Samsung disruption in fourth quarter 2010
Samsung made a strong push in the second half of 2010.
In fact, the fourth quarter 2010 marked the first quarter since Android launched eight quarters ago at the end of 2008 with the T-Mobile G1 by HTC on T-Mobile that HTC did not lead the market in quarterly new Android activations, per Flurry.
Mr. Farago said that while HTC enjoyed strong first-mover advantage, coupled with additional penetration through its willingness to white-label for Google- and T-Mobile-branded Android devices, it succumbed to the brand power of Samsung led by its Galaxy S line of Android devices in the fourth quarter 2010.
Strong sales of Galaxy during 2010 holidays
Studying the holiday season in December 2010, not only does Samsung dominate the top spot with the Galaxy S, but also claims the third position with the Galaxy Tab, the best-selling Android-based tablet and only non-phone in the top ten.
Mr. Farago said that tablet success is going to be driven by the same factors that affect devices: consumer acceptance of a third device somewhere between a smartphone and laptop, that is, finding meaningful use-cases, the price and quality of the tablet offered, the amount of relevant software—that is, applications—available for the device.
Also of note is the fact that the top five does not include HTC.

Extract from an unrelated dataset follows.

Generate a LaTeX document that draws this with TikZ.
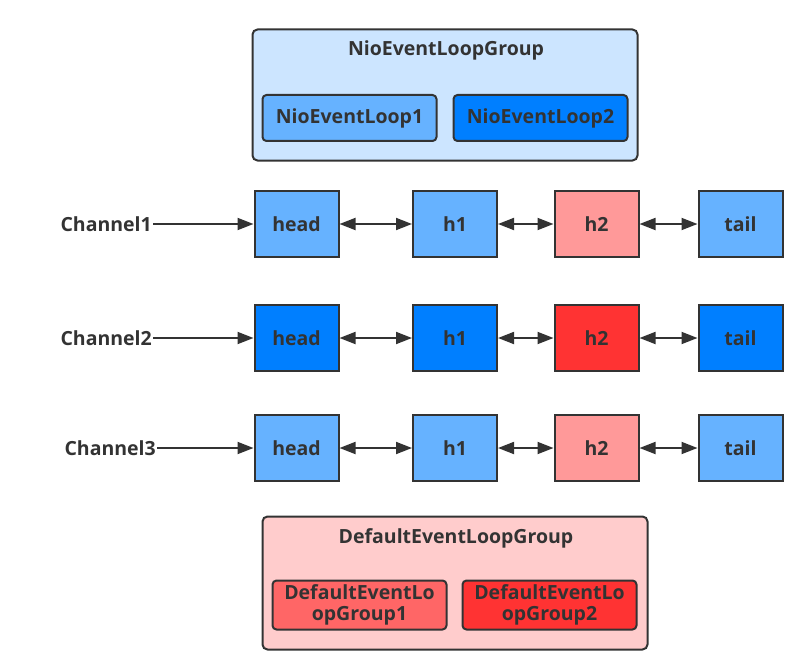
\documentclass[tikz,border=0pt]{standalone}
\usepackage{fontspec}
\setmainfont{Open Sans}
\usetikzlibrary{arrows.meta}
\definecolor{txt}{HTML}{333333}
\definecolor{lblue}{HTML}{66B2FF}
\definecolor{dblue}{HTML}{007FFF}
\definecolor{pblue}{HTML}{CCE5FF}
\definecolor{lred}{HTML}{FF9999}
\definecolor{dred}{HTML}{FF3333}
\definecolor{mred}{HTML}{FF6666}
\definecolor{pred}{HTML}{FFCCCC}
\begin{document}
\begin{tikzpicture}[x=1pt,y=-1pt,
  font=\fontsize{19.5}{21}\selectfont\bfseries, text=txt,
  cell/.style={draw=txt,line width=2pt,minimum width=84pt,minimum height=66pt,inner sep=0pt},
  group/.style={draw=txt,line width=2pt,rounded corners=5pt,inner sep=0pt},
  member/.style={draw=txt,line width=2pt,rounded corners=4pt,inner sep=0pt,align=center},
  chan/.style={inner sep=1pt,anchor=east},
  link/.style={draw=txt,line width=1.8pt,{Triangle[length=16pt,width=12pt]}-{Triangle[length=16pt,width=12pt]}},
  feed/.style={draw=txt,line width=1.8pt,-{Triangle[length=16pt,width=12pt]}}
]
\useasboundingbox (0,0) rectangle (811,658);
% top group
\node[group,fill=pblue,minimum width=385pt,minimum height=131pt] (nig) at (445,95) {};
\node (nigt) at (446,50) {NioEventLoopGroup};
\node[member,fill=lblue,minimum width=174pt,minimum height=46pt] (nel1) at (349.5,118) {NioEventLoop1};
\node[member,fill=dblue,minimum width=174pt,minimum height=46pt] (nel2) at (540.5,118) {NioEventLoop2};
% rows
\foreach \r/\y/\cx/\ca/\cb in {1/224/153/lblue/lred, 2/338/153/dblue/dred, 3/448/157/lblue/lred}{
  \node[chan] (ch\r) at (\cx,\y) {Channel\r};
  \node[cell,fill=\ca] (head\r) at (296.5,\y) {head};
  \node[cell,fill=\ca] (ha\r) at (455,\y) {h1};
  \node[cell,fill=\cb] (hb\r) at (596.5,\y) {h2};
  \node[cell,fill=\ca] (tail\r) at (740.5,\y) {tail};
  \draw[feed] (ch\r) -- (head\r);
  \draw[link] (head\r) -- (ha\r);
  \draw[link] (ha\r) -- (hb\r);
  \draw[link] (hb\r) -- (tail\r);
}
% bottom group
\node[group,fill=pred,minimum width=385pt,minimum height=133pt] (deg) at (455,583) {};
\node (degt) at (456,538) {DefaultEventLoopGroup};
\node[member,fill=mred,minimum width=174pt,minimum height=49pt] (del1) at (359.5,605) {DefaultEventLo\\opGroup1};
\node[member,fill=dred,minimum width=174pt,minimum height=49pt] (del2) at (549.5,605) {DefaultEventLo\\opGroup2};
\end{tikzpicture}
\end{document}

However, places six through ten on the list of the top ten devices are all HTC devices: HTC EVO 4G, HTC Desire, HTC Incredible, HTC Glacier and HTC Wildfire.
“The most surprising finding is that the Samsung Galaxy series of devices is exploding, with Samsung being the only OEM to overtake a very competent HTC for the first time,” Mr. Farago said.
“Given that Samsung is among the most advanced and vertically integrated companies from handset to device to display, it is producing among the most powerful, sexy consumer-facing devices,” he said.
“Consumers are responding to the Galaxy S like they have responded to no other handset before it—in short, they appear to be very good at what they do.”